For pundits, Bush's comments seemed to be a startling admission that his previous remarks had been lies. He had known all along that Rumsfeld was on the chopping block, while telling reporters that he was doing a "fantastic job" and would stay until 2009. Perhaps the most telling moment was when Bush was asked about Pelosi's very harsh words about him. The President replied, "I've been around politics a long time. I understand when campaigns end and when governing begins." In essence, Bush was saying that everyone lies during political campaigns and you can't take seriously anything politicians say to get elected.

Yet, in a deeper sense, Bush's remarks suggest that he really doesn't know when campaigning ends and governing begins. One of the political truisms since 9/11 is that the Bush Administration is unswervingly ideological, committed to policies regardless of their pragmatism or popular support (either domestic or international). But, the rhetorical about-face since the election indicates that maybe the Administration isn't nearly as ideological. What Bush is committed to is winning elections. In other words, all he knows how to do is to campaign. To the extent that Rove's base strategy and Bush's hardline language and policies were electorally successful, the Republicans were therefore ideological. When the approach no longer worked at vote-getting, the approach was changed. The last six years may have actually just been about branding, treating citizens like consumers and figuring out the best way to shape electoral preferences -- and in the process create a permanent Republican majority. Nothing more, nothing less.

If all this sounds distasteful, it should. Having bad ideologues run the government is certainly a grave problem. But, if those ideologues are actually genuinely committed to their position, at least it presents the possibility for debate and disagreement. What Bush's about-face indicates is something more subtle and perhaps more sinister. It's a vision of the citizen as purely a tool or instrument of campaign managers, and politics as indistinct from advertising any consumer good. For Bush, the substance of politics is literally just the campaign -- the sell. And as long as it works, virtually any brand (compassionate conservate, war-president, decider, neoconservative, social conservative, democratic revolutionary) fits the bill.

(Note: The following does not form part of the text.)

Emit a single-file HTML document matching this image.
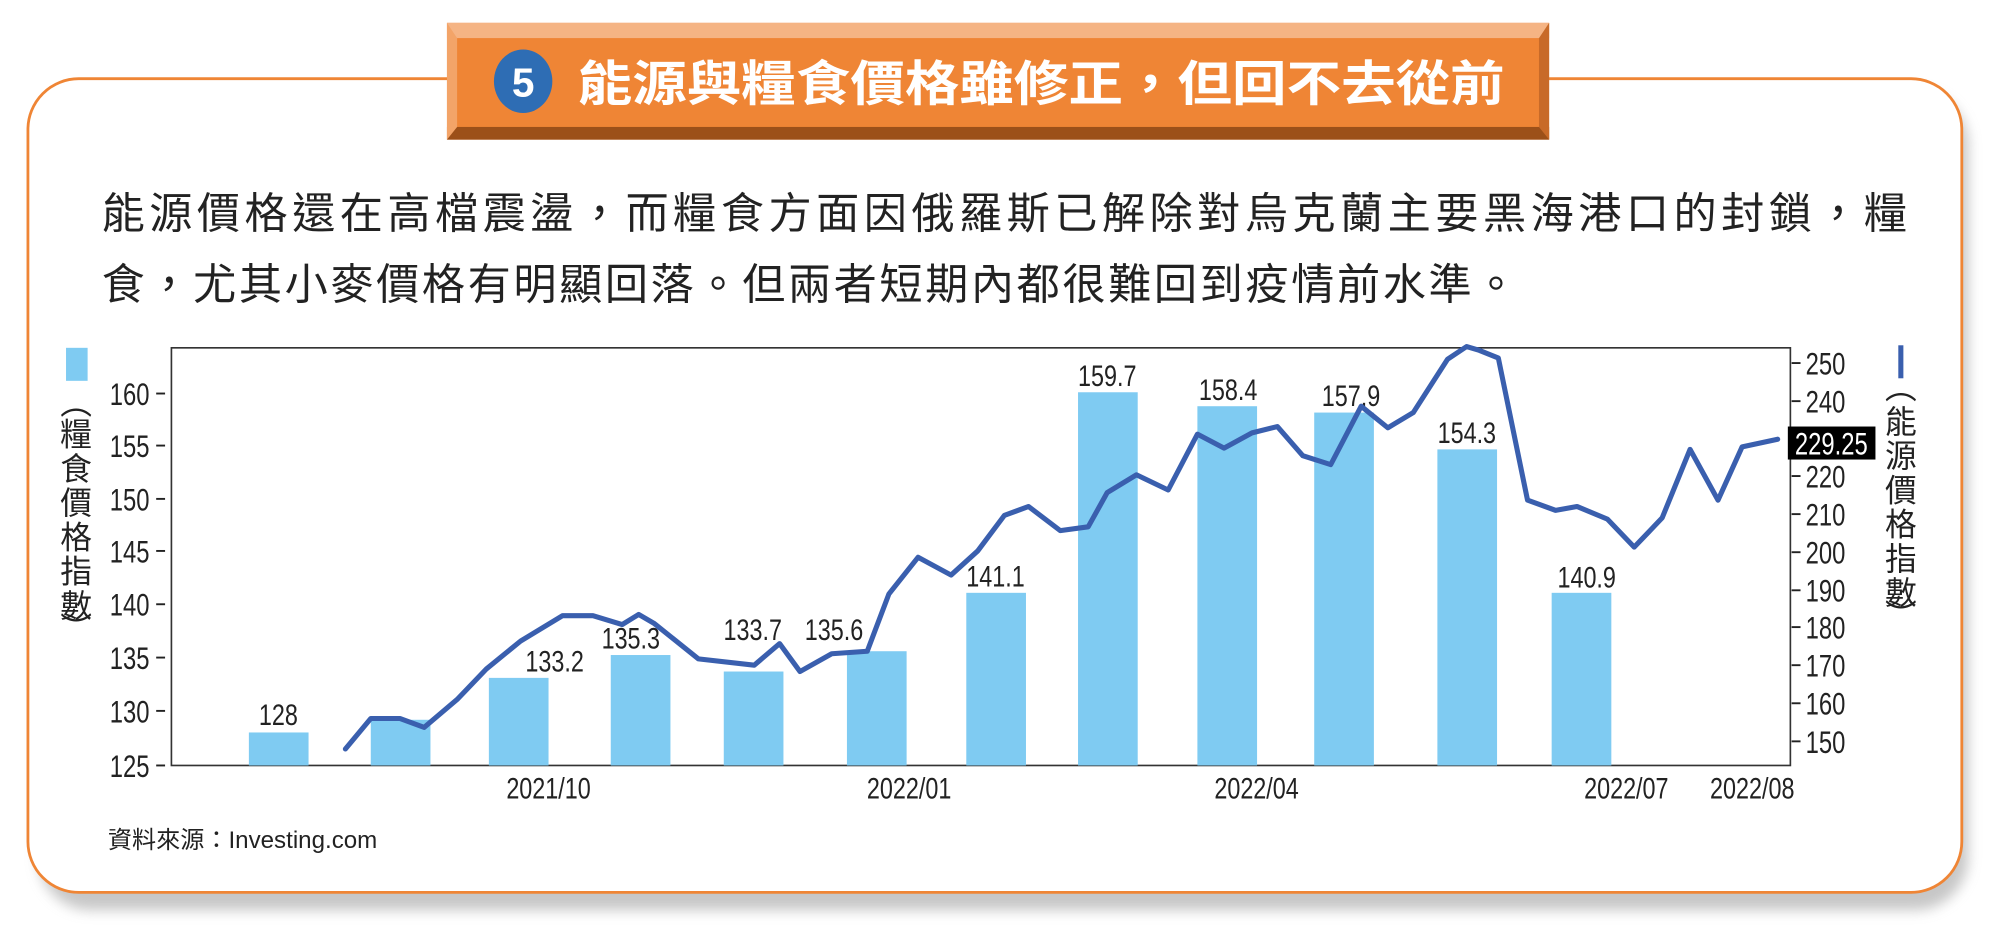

In a context where the only criticisms made of the Administration are pragmatic ones -- these guys are incompetent -- and Republican ideology is deployed cynically (gay marriage, war on terror, "stay the course" in Iraq), perhaps the Onion's recent headline offered the most telling critique: "Politicians Sweep Midterm Elections." Today, we've already begun talking about 2008. The Dems are moving to the center to win the next election, and Republicans are positioning themselves to re-take Congress. For both parties, politicians are products and ideology just a brand.